= Problem description =
Do not copy the pictures. Write out the lines from the start of the entries through the line containing "from matplotlib.lines import Line2D".

Records with drawing code:
________

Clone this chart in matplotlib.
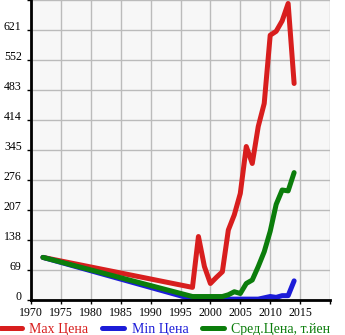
import matplotlib
matplotlib.use("Agg")
import matplotlib.pyplot as plt
from matplotlib.lines import Line2D

years_max = [1972, 1997, 1998, 1999, 2000, 2001, 2002, 2003, 2004, 2005, 2006,
             2007, 2008, 2009, 2010, 2011, 2012, 2013, 2014]
max_price = [98, 29, 146, 77, 38, 52, 65, 161, 196, 245, 353,
             314, 399, 452, 609, 618, 642, 682, 498]

years_min = [1972, 1997, 1998, 1999, 2000, 2001, 2002, 2003, 2004, 2005, 2006,
             2007, 2008, 2009, 2010, 2011, 2012, 2013, 2014]
min_price = [98, 2, 2, 2, 2, 2, 2, 2, 2, 2, 2,
             2, 2, 5, 8, 6, 10, 10, 44]

years_avg = [1972, 1997, 1998, 1999, 2000, 2001, 2002, 2003, 2004, 2005, 2006,
             2007, 2008, 2009, 2010, 2011, 2012, 2013, 2014]
avg_price = [98, 8, 8, 8, 8, 8, 8, 12, 19, 15, 38,
             46, 77, 111, 158, 220, 253, 251, 293]

y_ticks = [0, 69, 138, 207, 276, 345, 414, 483, 552, 621, 690]
y_labels = ["0", "69", "138", "207", "276", "345", "414", "483", "552", "621", ""]
x_ticks = [1970, 1975, 1980, 1985, 1990, 1995, 2000, 2005, 2010, 2015, 2020]
x_labels = ["1970", "1975", "1980", "1985", "1990", "1995", "2000", "2005", "2010", "2015", ""]

series_names = ["Max Цена", "Min Цена", "Сред.Цена, т.йен"]
colors = ["#d81e1e", "#1c1cd8", "#0b7d0b"]

plt.rcParams["font.family"] = ["Liberation Serif", "DejaVu Serif"]

W, H = 345, 335
fig = plt.figure(figsize=(W / 100, H / 100), dpi=100)
ax = fig.add_axes([31 / W, 35 / H, (330 - 31) / W, (335 - 35) / H])
ax.set_facecolor("#f7f7f7")

lw = 3.6
ax.plot(years_max, max_price, color=colors[0], lw=lw, solid_capstyle="round",
        solid_joinstyle="round", zorder=3)
ax.plot(years_min, min_price, color=colors[1], lw=lw, solid_capstyle="round",
        solid_joinstyle="round", zorder=4)
ax.plot(years_avg, avg_price, color=colors[2], lw=lw, solid_capstyle="round",
        solid_joinstyle="round", zorder=5)

ax.set_xlim(1970, 2020)
ax.set_ylim(0, 690)
ax.set_xticks(x_ticks)
ax.set_xticklabels(x_labels)
ax.set_yticks(y_ticks)
ax.set_yticklabels(y_labels)
ax.grid(True, color="#bbbbbb", lw=1.0, zorder=0)
ax.set_axisbelow(True)

for side in ("top", "right"):
    ax.spines[side].set_visible(False)
for side in ("left", "bottom"):
    ax.spines[side].set_color("black")
    ax.spines[side].set_linewidth(2.0)
    ax.spines[side].set_zorder(6)

ax.tick_params(axis="both", direction="out", length=3, width=1, color="black",
               labelsize=8.6, labelcolor="black")
ax.tick_params(axis="y", pad=3.7)
ax.tick_params(axis="x", pad=1.8)

# y labels sit on their grid lines
for lab in ax.get_yticklabels():
    lab.set_verticalalignment("baseline")

handles = [Line2D([0], [0], color=c, lw=lw, solid_capstyle="round") for c in colors]
leg = fig.legend(handles, series_names, loc="center", ncol=3,
                 bbox_to_anchor=(165 / W, 1 - 329 / H), frameon=False,
                 fontsize=10, handlelength=1.6, handletextpad=0.55,
                 columnspacing=0.95, borderaxespad=0, borderpad=0)
for txt, c in zip(leg.get_texts(), colors):
    txt.set_color(c)

fig.savefig("out.png", dpi=100)
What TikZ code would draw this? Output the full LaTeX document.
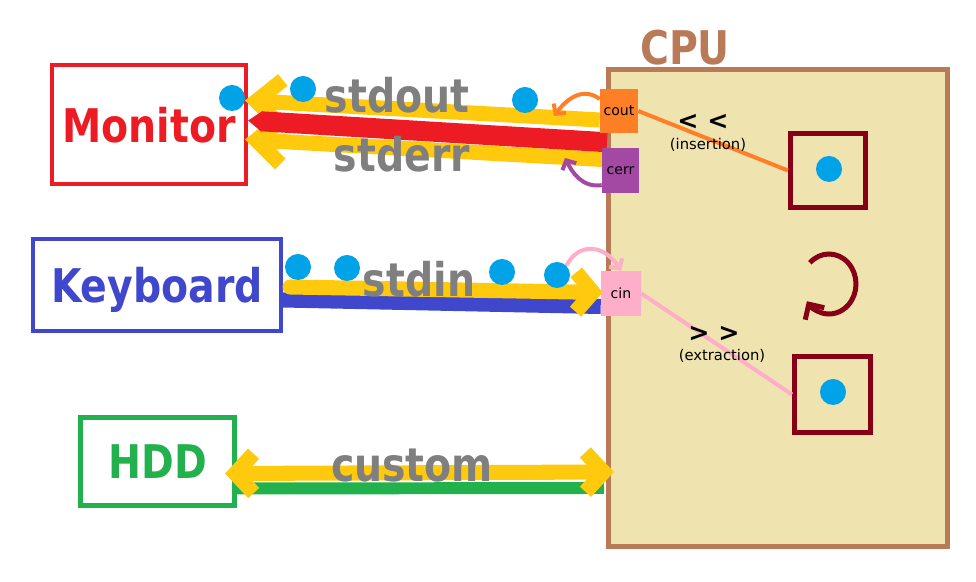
\documentclass[tikz,border=0pt]{standalone}
\usepackage{fontspec}
\setmainfont{DejaVu Sans}
\newfontfamily\bigfont{DejaVu Sans}[FakeStretch=0.85]
\usetikzlibrary{arrows.meta,calc,backgrounds}
\definecolor{monitorred}{HTML}{ED1C24}
\definecolor{keyboardblue}{HTML}{3F48CC}
\definecolor{hddgreen}{HTML}{22B14C}
\definecolor{streamyellow}{HTML}{FFC90E}
\definecolor{coutorange}{HTML}{FF7F27}
\definecolor{cerrpurple}{HTML}{A349A4}
\definecolor{cinpink}{HTML}{FFAEC9}
\definecolor{dotblue}{HTML}{00A2E8}
\definecolor{varred}{HTML}{880015}
\definecolor{cpubrown}{HTML}{B97A57}
\definecolor{cpucream}{HTML}{EFE4B0}
\definecolor{streamgray}{HTML}{7F7F7F}
\begin{document}
\begin{tikzpicture}[x=0.025cm,y=-0.025cm,
    devbox/.style={draw=#1,text=#1,inner sep=0pt,text depth=0pt,font=\bigfont\bfseries\fontsize{33}{36}\selectfont},
    biglabel/.style={font=\bigfont\bfseries\fontsize{33}{36}\selectfont,inner sep=0pt},
    portbox/.style={fill=#1,inner sep=0pt,font=\fontsize{10}{12}\selectfont},
    varbox/.style={draw=varred,line width=3.56pt,inner sep=0pt},
    dot/.style={circle,fill=dotblue,minimum size=0.65cm,inner sep=0pt},
    oplabel/.style={font=\bfseries\fontsize{18}{20}\selectfont,inner sep=0pt},
    opname/.style={font=\fontsize{10.5}{12}\selectfont,inner sep=0pt},
    band/.style={line width=10.7pt},
    thin/.style={line width=2.85pt}]
  \useasboundingbox (0,0) rectangle (976,582);

  % Drawing the boxes under the streams
  \begin{scope}[on background layer]
    % Drawing box Monitor
    \node[devbox=monitorred, line width=2.85pt, minimum width=4.85cm, minimum height=2.975cm] (monitor) at (149,124.5) {Monitor};
    % Drawing box Keyboard
    \node[devbox=keyboardblue, line width=2.85pt, minimum width=6.2cm, minimum height=2.3cm] (keyboard) at (157,285) {Keyboard};
    % Drawing box HDD
    \node[devbox=hddgreen, line width=3.9pt, minimum width=3.84cm, minimum height=2.19cm] (hdd) at (157.5,461.5) {HDD};
    % Drawing box CPU
    \node[draw=cpubrown, fill=cpucream, line width=3.56pt, minimum width=8.475cm, minimum height=11.925cm] (cpu) at (778,308) {};
    % Drawing the two variables
    \node[varbox, minimum width=1.875cm, minimum height=1.85cm] (outvar) at (828,170.5) {};
    \node[varbox, minimum width=1.9cm, minimum height=1.9cm] (invar) at (832.5,394.5) {};
  \end{scope}

  % Marking ports cout, cerr, cin
  \node[portbox=coutorange, minimum width=0.95cm, minimum height=1.1cm] (cout) at (619,111) {cout};
  \node[portbox=cerrpurple, minimum width=0.925cm, minimum height=1.125cm] (cerr) at (620.5,170.5) {cerr};
  \node[portbox=cinpink, minimum width=1cm, minimum height=1.125cm] (cin) at (621,293.5) {cin};

  % Drawing the streams
  \begin{scope}[on background layer]
    % stdout and stderr to Monitor
    \draw[band, streamyellow, -{Straight Barb[length=18pt,width=32pt]}] ($(cout.west)+(0,9)$) -- ($(monitor.east)+(-3,-24)$);
    \draw[band, streamyellow, -{Straight Barb[length=18pt,width=32pt]}] ($(cerr.west)+(1,-11)$) -- ($(monitor.east)+(-3,15)$);
    \draw[monitorred, line width=14.2pt, -{Triangle[length=10pt,width=14.2pt]}] ($(cout.south)+(-12,9)$) -- ($(monitor.east)+(0,-4)$);
    % stdin from Keyboard
    \draw[band, keyboardblue] ($(keyboard.east)+(0,15)$) -- ($(cin.west)+(0,13)$);
    \draw[band, streamyellow, line cap=round, -{Straight Barb[length=12pt,width=28pt]}] ($(keyboard.east)+(7,2)$) -- ($(cin.west)+(2,-1)$);
    % custom between HDD and CPU
    \draw[hddgreen, line width=8.5pt] ($(hdd.east)+(-2,27)$) -- ($(cpu.west)+(-2,180)$);
    \draw[band, streamyellow, {Straight Barb[length=13pt,width=28pt]}-{Straight Barb[length=13pt,width=28pt]}] ($(hdd.east)+(-12,12)$) -- ($(cpu.west)+(8,164)$);
  \end{scope}

  % Marking the points on the streams
  \node[dot] (dot1) at (232,98) {};
  \node[dot] (dot2) at (303,89) {};
  \node[dot] (dot3) at (525,100) {};
  \node[dot] (dot4) at (298,267) {};
  \node[dot] (dot5) at (347,268) {};
  \node[dot] (dot6) at (502,272) {};
  \node[dot] (dot7) at (557,275) {};
  \node[dot] (outdot) at (829,169) {};
  \node[dot] (indot) at (833,392) {};

  % Marking the stream names
  \node[biglabel, text=streamgray, anchor=base] (stdoutlabel) at (397,113) {stdout};
  \node[biglabel, text=streamgray, anchor=base] (stderrlabel) at (402,172) {stderr};
  \node[biglabel, text=streamgray, anchor=base] (stdinlabel) at (419,297) {stdin};
  \node[biglabel, text=streamgray, anchor=base] (customlabel) at (412,482) {custom};
  \node[biglabel, text=cpubrown, anchor=base] (cpulabel) at (685,65) {CPU};

  % Drawing the operators
  \draw[coutorange, thin] (cout.east) -- (outvar.west);
  \draw[cinpink, thin] (cin.east) -- (invar.west);
  \node[oplabel] (inop) at (703,122) {< <};
  \node[opname] (insertion) at (708,145) {(insertion)};
  \node[oplabel] (exop) at (714,334) {> >};
  \node[opname] (extraction) at (722,356) {(extraction)};

  % Drawing the small back arrows
  \coordinate (coutback) at (554,116);
  \coordinate (cerrback) at (565,158);
  \draw[coutorange, thin, -{Straight Barb[length=5pt,width=11pt]}] (cout.148) .. controls (582,86) and (566,100) .. (coutback);
  \draw[cerrpurple, thin, -{Straight Barb[length=5pt,width=11pt]}] (cerr.218) .. controls (582,188) and (572,172) .. (cerrback);
  \draw[cinpink, thin, -{Straight Barb[length=5pt,width=11pt]}] (dot7.45) .. controls (578,243) and (603,243) .. (cin.north);

  % Drawing the loop in the CPU
  \draw[varred, line width=3.56pt, -{Straight Barb[length=8pt,width=16pt]}] (829,284) ++(225:27 and 30) arc[start angle=225, end angle=505, x radius=27, y radius=30];
\end{tikzpicture}
\end{document}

________

= Problem solution =
Clone this chart in matplotlib.
import matplotlib
matplotlib.use("Agg")
import matplotlib.pyplot as plt
from matplotlib.lines import Line2D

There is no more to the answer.